Uncle John's First Smoking Lesson

Mom's family, when she was a little girl, lived in one half of a double house just east of the south end of Robinson Avenue in Pen Argyl.She told me many things over the years about her early life in that house, about her brothers and sisters, and her immigrant parents, who had come from the Ukraine sometime at the dawn of the 20th Century. She had 3 sisters and a brother who had been given borderline brain damage when my grandfather, in a drunken rage, had kicked him down the steps of their home in Palmerton. He had been only a few years old, but it gave him a lifetime of mental handicaps.

But there was still humor in his situation that anyone can identify with. One such incident happened when he was about 9.My grandfather smoked a pipe and in those days the tobacco wasn't available in the colorful pouches it is today, but loose in whatever container the store had. His taste ran to the stronger tobaccos. One in particular was favored by many of the Italians who lived in the same area. Like most boys my uncle must have been prone to experimenting with it, even though he was told not to.

One day he must have gotten into his father's tobacco and pipe and was smoking behind the shed in the yard, where they kept the goat that provided milk for the family. My grandmother was in the yard for some reason when she thought she saw smoke rising from behind the shed. Sneaking around to the back she saw Uncle John puffing away on his father's pipe. Without revealing her presence, she retreated to the house and told my grandfather about what Uncle John had been doing when he came home from the slate quarry, where he worked as a basket controller.

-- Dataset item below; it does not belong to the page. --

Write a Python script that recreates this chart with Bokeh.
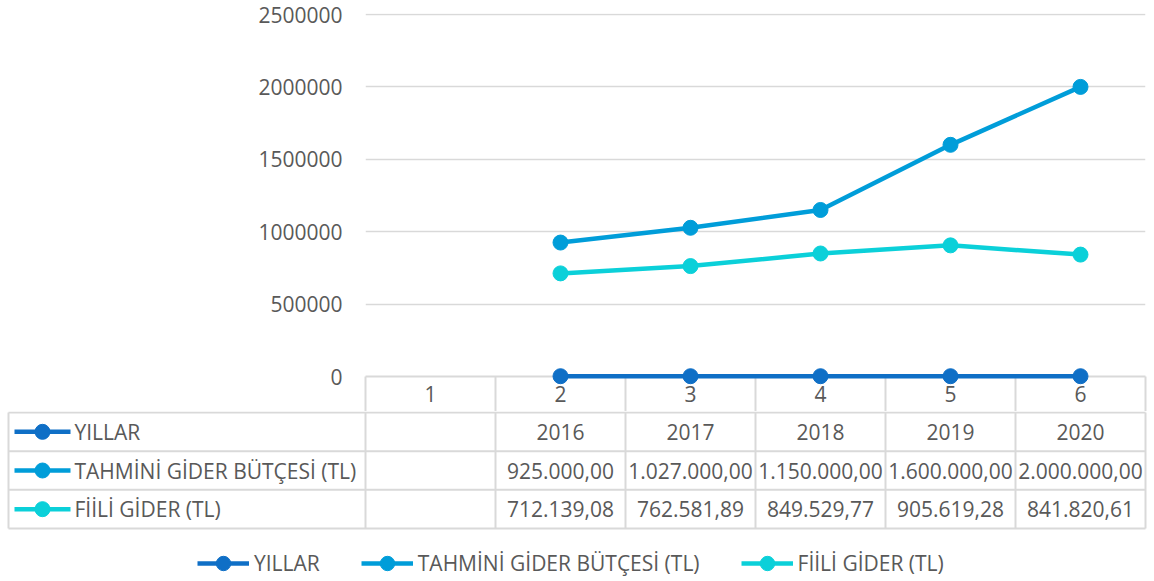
from bokeh.plotting import figure
from bokeh.layouts import column
from bokeh.models import Range1d, FixedTicker, ColumnDataSource, Legend, LegendItem
from bokeh.core.properties import value
from bokeh.embed import file_html
from bokeh.resources import INLINE

# ---------------- data ----------------
categories = [1, 2, 3, 4, 5, 6]
yillar = [None, 2016, 2017, 2018, 2019, 2020]
tahmini_gider = [None, 925000.00, 1027000.00, 1150000.00, 1600000.00, 2000000.00]
fiili_gider = [None, 712139.08, 762581.89, 849529.77, 905619.28, 841820.61]
series_names = ["YILLAR", "TAHMİNİ GİDER BÜTÇESİ (TL)", "FİİLİ GİDER (TL)"]
y_ticks = [0, 500000, 1000000, 1500000, 2000000, 2500000]
y_tick_labels = ["0", "500000", "1000000", "1500000", "2000000", "2500000"]

# ---------------- styles ----------------
colors = ["#0F6FC6", "#009DD9", "#0BD0D9"]
FONT = "Open Sans"
FS = "21px"
TXT = "#595959"
GRID = "#D9D9D9"
LW = 4.5
MS = 15


def fmt_year(v):
    return str(int(v))


def fmt_tr(v):
    s = f"{v:,.2f}"
    return s.replace(",", "_").replace(".", ",").replace("_", ".")


series_values = [yillar, tahmini_gider, fiili_gider]
series_fmt = [fmt_year, fmt_tr, fmt_tr]

# ---------------- layout (pixels) ----------------
W = 1154
COL_PX = 130          # width of one category column
FRAME_L = 365         # canvas x where the category axis starts
FRAME_R = 9
A_H = 411
B_H = 170
PLOT_PX = 362         # pixel height of the 0..max tick span
TOP_PAD = 1
HEADER_PX = 36

x_lo = categories[0] - 0.5
x_hi = categories[-1] + 0.5
y_max = y_ticks[-1]

# ---------------- chart figure ----------------
pA = figure(width=W, height=A_H, output_backend="svg", toolbar_location=None,
            x_range=Range1d(x_lo, x_hi),
            y_range=Range1d(0, y_max * (PLOT_PX + TOP_PAD) / PLOT_PX),
            min_border_left=FRAME_L, min_border_right=FRAME_R,
            min_border_top=13, min_border_bottom=A_H - 13 - PLOT_PX - TOP_PAD)
pA.frame_align = False
pA.outline_line_color = None
pA.background_fill_color = "white"
pA.border_fill_color = "white"

yax = pA.yaxis[0]
yax.ticker = FixedTicker(ticks=y_ticks)
yax.major_label_overrides = {t: l for t, l in zip(y_ticks, y_tick_labels)}
yax.axis_line_color = None
yax.major_tick_line_color = None
yax.minor_tick_line_color = None
yax.major_label_standoff = 17
yax.major_label_text_font = FONT
yax.major_label_text_font_size = FS
yax.major_label_text_color = TXT

pA.ygrid.ticker = FixedTicker(ticks=y_ticks)
pA.ygrid.grid_line_color = GRID
pA.ygrid.grid_line_width = 1.5
pA.xgrid.visible = False

# category axis doubles as the header row of the data table
xax = pA.xaxis[0]
xax.ticker = FixedTicker(ticks=categories,
                         minor_ticks=[c - 0.5 for c in categories] + [x_hi])
xax.major_tick_in = 0
xax.major_tick_out = 0
xax.major_tick_line_color = None
xax.minor_tick_in = 0
xax.minor_tick_out = HEADER_PX
xax.minor_tick_line_color = GRID
xax.minor_tick_line_width = 2
xax.axis_line_color = GRID
xax.axis_line_width = 2
xax.major_label_standoff = -27
xax.major_label_text_font = FONT
xax.major_label_text_font_size = FS
xax.major_label_text_color = TXT

for vals, col in zip(series_values, colors):
    xs = [c for c, v in zip(categories, vals) if v is not None]
    ys = [v for v in vals if v is not None]
    src = ColumnDataSource(dict(x=xs, y=ys))
    pA.line("x", "y", source=src, line_color=col, line_width=LW,
            line_join="round", level="overlay")
    pA.scatter("x", "y", source=src, size=MS, fill_color=col, line_color=col,
               level="overlay")

# ---------------- data table figure ----------------
ROW_PX = 116 / 3


def xB(cx):
    return x_lo + (cx - FRAME_L) / COL_PX


rows = list(range(len(series_names)))
y_top = rows[0] - 0.5
y_bot = rows[-1] + 0.5

pB = figure(width=W, height=B_H, output_backend="svg", toolbar_location=None,
            x_range=Range1d(xB(0), xB(W)),
            y_range=Range1d(y_top + (B_H - TOP_PAD) / ROW_PX, y_top - TOP_PAD / ROW_PX),
            x_axis_location=None, y_axis_location=None,
            min_border=0)
pB.frame_align = False
pB.outline_line_color = None
pB.grid.visible = False

# table rules
h_ys = [y_top + k for k in range(len(rows) + 1)]
pB.segment(x0=[xB(8)] * len(h_ys), x1=[x_hi] * len(h_ys), y0=h_ys, y1=h_ys,
           line_color=GRID, line_width=2)
v_xs = [xB(8)] + [c - 0.5 for c in categories] + [x_hi]
pB.segment(x0=v_xs, x1=v_xs, y0=[y_top] * len(v_xs), y1=[y_bot] * len(v_xs),
           line_color=GRID, line_width=2)

# legend keys inside the table
key_src = ColumnDataSource(dict(
    x0=[xB(14)] * len(rows), x1=[xB(70)] * len(rows), xm=[xB(42)] * len(rows),
    y=rows, color=colors))
seg_r = pB.segment(x0="x0", x1="x1", y0="y", y1="y", source=key_src,
                   line_color="color", line_width=LW)
dot_r = pB.scatter(x="xm", y="y", source=key_src, size=MS,
                   fill_color="color", line_color="color")

pB.text(x=[xB(74)] * len(rows), y=rows, text=series_names,
        text_font=value(FONT), text_font_size=value(FS), text_color=TXT,
        text_align="left", text_baseline="middle")

cell_x, cell_y, cell_t = [], [], []
for r, vals, f in zip(rows, series_values, series_fmt):
    for c, v in zip(categories, vals):
        if v is not None:
            cell_x.append(c)
            cell_y.append(r)
            cell_t.append(f(v))
pB.text(x=cell_x, y=cell_y, text=cell_t,
        text_font=value(FONT), text_font_size=value(FS), text_color=TXT,
        text_align="center", text_baseline="middle")

legend = Legend(
    items=[LegendItem(label=n, renderers=[seg_r, dot_r], index=i)
           for i, n in enumerate(series_names)],
    location=(197, 0), orientation="horizontal",
    glyph_width=52, glyph_height=36, label_standoff=5, spacing=41,
    padding=0, margin=0, border_line_alpha=0, background_fill_alpha=0,
    label_text_font=FONT, label_text_font_size=FS, label_text_color=TXT)
pB.add_layout(legend)

layout = column(pA, pB, spacing=0)

with open("out.html", "w") as fh:
    fh.write(file_html(layout, INLINE))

Nothing was said all through supper. After supper was concluded, my grandfather, as was his custom, lit his pipe, which Uncle John had been careful enough to clean thoroughly, after having stoked it with the foulest tobacco he had in his stash. He got it going real good and then handed it to Uncle John and told him to smoke the entire thing. He was not a man you said no to, so Uncle John smoked it and turned several shades of green and got very sick. That was the end of his smoking for many, many years.